You’re right. Maybe she just didn’t express herself very well. Just the way she described kids being selfish and that they don’t need a holiday to make them moreso, just struck me wrong. She sounded, in that instance, like one of those bitter people who don’t really like their children, but are DAMNED determined to do their duty.

grey…, if that’s not how you meant it, I apologize.

I don’t know about others who were disagreeing with what you said.
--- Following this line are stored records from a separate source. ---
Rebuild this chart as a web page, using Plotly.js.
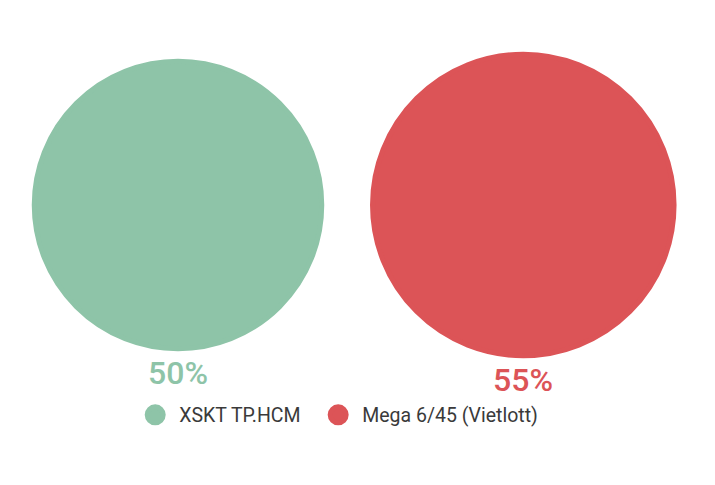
<!DOCTYPE html>
<html>
<head>
<meta charset="utf-8">
<script src="https://cdn.plot.ly/plotly-3.0.1.min.js"></script>
<style>html,body{margin:0;padding:0;background:#fff;}#chart{width:715px;height:485px;}</style>
</head>
<body>
<div id="chart"></div>
<script>
const names = ["XSKT TP.HCM", "Mega 6/45 (Vietlott)"];
const values = [50, 55];
const labels = ["50%", "55%"];
const colors = ["#8ec4a8", "#dc5457"];

const LINE_W = 5;
const baseDiam = 292.5 - LINE_W;
// plotly area mode: diameter = sqrt(2 * v / sizeref)
const sizeref = 2 * values[0] / (baseDiam * baseDiam);
const legendIds = ["legend", "legend2"];

const traces = names.map((n, i) => ({
  type: "scatter",
  mode: "markers",
  name: n,
  legend: legendIds[i],
  x: [i],
  y: [0],
  marker: {
    size: [values[i]],
    sizemode: "area",
    sizeref: sizeref,
    color: colors[i],
    opacity: 1,
    line: {width: LINE_W, color: colors[i]}
  },
  hoverinfo: "skip",
  cliponaxis: false
}));

// value labels placed just below each bubble (radius from same area scaling)
const annotations = names.map((n, i) => {
  const r = (Math.sqrt(2 * values[i] / sizeref) + LINE_W) / 2;
  return {
    x: i, y: 0, xref: "x", yref: "y",
    text: labels[i],
    showarrow: false,
    yanchor: "middle",
    yshift: -(r + 22),
    font: {family: "Roboto, sans-serif", size: 32, color: colors[i], weight: 500}
  };
});

const legendStyle = (x) => ({
  orientation: "h",
  x: x, xanchor: "left",
  y: 0.144, yanchor: "middle",
  font: {family: "Roboto, sans-serif", size: 19.5, color: "#3a3a3a"},
  itemsizing: "trace",
  itemwidth: 38,
  bgcolor: "rgba(0,0,0,0)"
});

const layout = {
  width: 715,
  height: 485,
  margin: {l: 0, r: 0, t: 0, b: 0},
  paper_bgcolor: "#ffffff",
  plot_bgcolor: "#ffffff",
  showlegend: true,
  xaxis: {range: [-0.5155, 1.5552], visible: false, fixedrange: true},
  yaxis: {range: [-1, 0.732], visible: false, fixedrange: true},
  annotations: annotations,
  legend: legendStyle(0.1835),
  legend2: legendStyle(0.4394),
  font: {family: "Roboto, sans-serif"}
};

Plotly.newPlot("chart", traces, layout, {displayModeBar: false, staticPlot: true});
</script>
</body>
</html>
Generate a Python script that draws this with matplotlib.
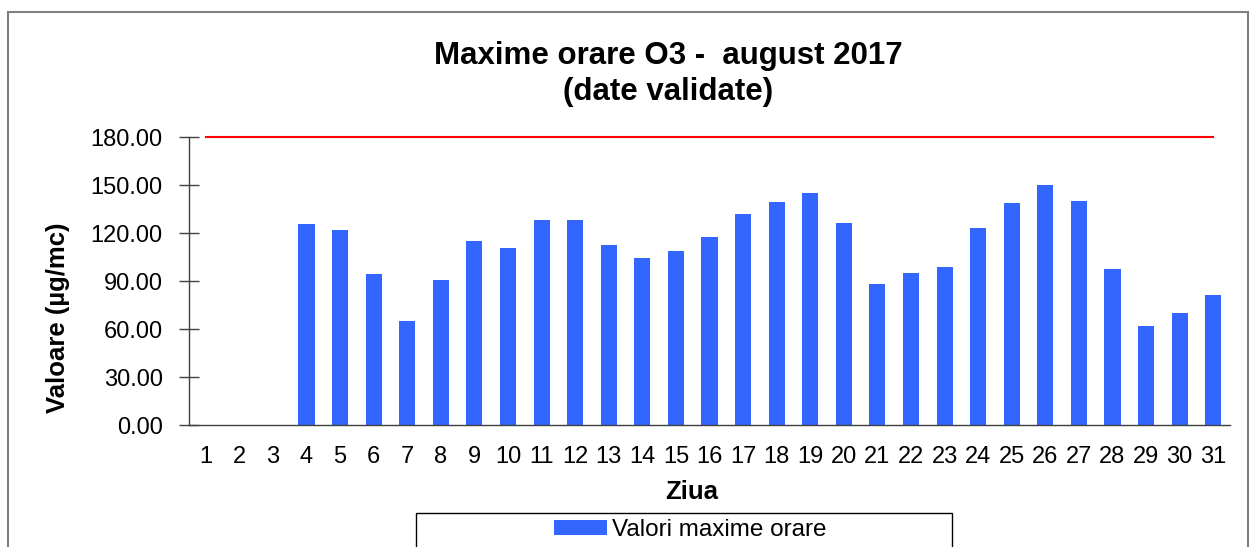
import matplotlib.pyplot as plt
from matplotlib.patches import Rectangle

plt.rcParams['font.family'] = ['Liberation Sans', 'DejaVu Sans']

days = list(range(1, 32))
# daily hourly maxima of O3 (ug/mc); days 1-3 have no data
values = [0, 0, 0, 125.9, 122.1, 94.5, 65.2, 90.7, 115.2, 110.8,
          128.2, 128.4, 112.3, 104.1, 108.9, 117.3, 131.7, 139.2, 144.9, 126.3,
          88.4, 95.3, 98.5, 122.9, 138.6, 150.3, 140.3, 97.6, 61.7, 70.0, 81.5]
limit = [180] * 31
yticks = [0, 30, 60, 90, 120, 150, 180]

W, H = 1253, 547
fig = plt.figure(figsize=(W / 100, H / 100), dpi=100)
ax = fig.add_axes([189 / W, 1 - 425 / H, (1230 - 189) / W, (425 - 137) / H])

ax.bar(days, values, width=0.48, color='#3366FF', zorder=2, label='Valori maxime orare')
ax.plot(days, limit, color='#FF0000', linewidth=1.5, zorder=3, clip_on=False)

ax.set_xlim(0.5, 31.5)
ax.set_ylim(0, 180)
ax.set_xticks(days)
ax.set_xticklabels([str(d) for d in days], fontsize=17)
ax.set_yticks(yticks)
ax.set_yticklabels(['%.2f' % v for v in yticks], fontsize=17)
ax.tick_params(axis='x', length=0, pad=15)
ax.tick_params(axis='y', direction='inout', length=14, width=1, color='#404040', pad=12)

for s in ['top', 'right']:
    ax.spines[s].set_visible(False)
for s in ['left', 'bottom']:
    ax.spines[s].set_color('#404040')
    ax.spines[s].set_linewidth(1)
    ax.spines[s].set_zorder(4)

fig.text(58 / W, 1 - 318 / H, 'Valoare (µg/mc)', rotation=90, ha='center', va='center',
         fontsize=18.5, fontweight='bold')
fig.text(692 / W, 1 - 499 / H, 'Ziua', ha='center', va='baseline',
         fontsize=18.5, fontweight='bold')

fig.text(668 / W, 1 - 64 / H, 'Maxime orare O3 -  august 2017',
         ha='center', va='baseline', fontsize=22.5, fontweight='bold')
fig.text(668 / W, 1 - 100 / H, '(date validate)',
         ha='center', va='baseline', fontsize=22.5, fontweight='bold')

# outer chart frame
fig.patches.append(Rectangle((8 / W, -0.1), (1248 - 8) / W, 1.1 - 12 / H,
                             transform=fig.transFigure, fill=False,
                             edgecolor='#808080', linewidth=1.5))

# legend box
fig.patches.append(Rectangle((416 / W, -0.1), (952 - 416) / W, 0.1 + 1 - 513 / H,
                             transform=fig.transFigure, fill=False,
                             edgecolor='#000000', linewidth=1))
h, l = ax.get_legend_handles_labels()
fig.legend(h, l, loc='center', bbox_to_anchor=(690 / W, 1 - 530 / H),
           frameon=False, fontsize=17.5, handlelength=2.2, handleheight=0.6,
           handletextpad=0.2, borderpad=0)

fig.savefig('out.png', dpi=100)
But for me it had nothing to do with your desires to not celebrate the holiday, but with your attitude that “children are selfish” and that people who do celebrate it are perpetrating a 'greedy" ritual of some sort.

As I explained in my previous post, the (paraphrased) “children are greedy and selfish, and this holiday just alows them to express their ‘natural’ greedy selfishness” is what struck me as “that kind of mom”.

Please note that I said “…shows what kind of mom she is” and did NOT say that you were a ‘bad’ mom. But I disagree with saying that children are selfish and greedy. No more than the rest of us, with some of us being moreso and some less.

Again, I apologize if you said that meaning something else and just weren’t expressing yourself the way you’d intended in that instance.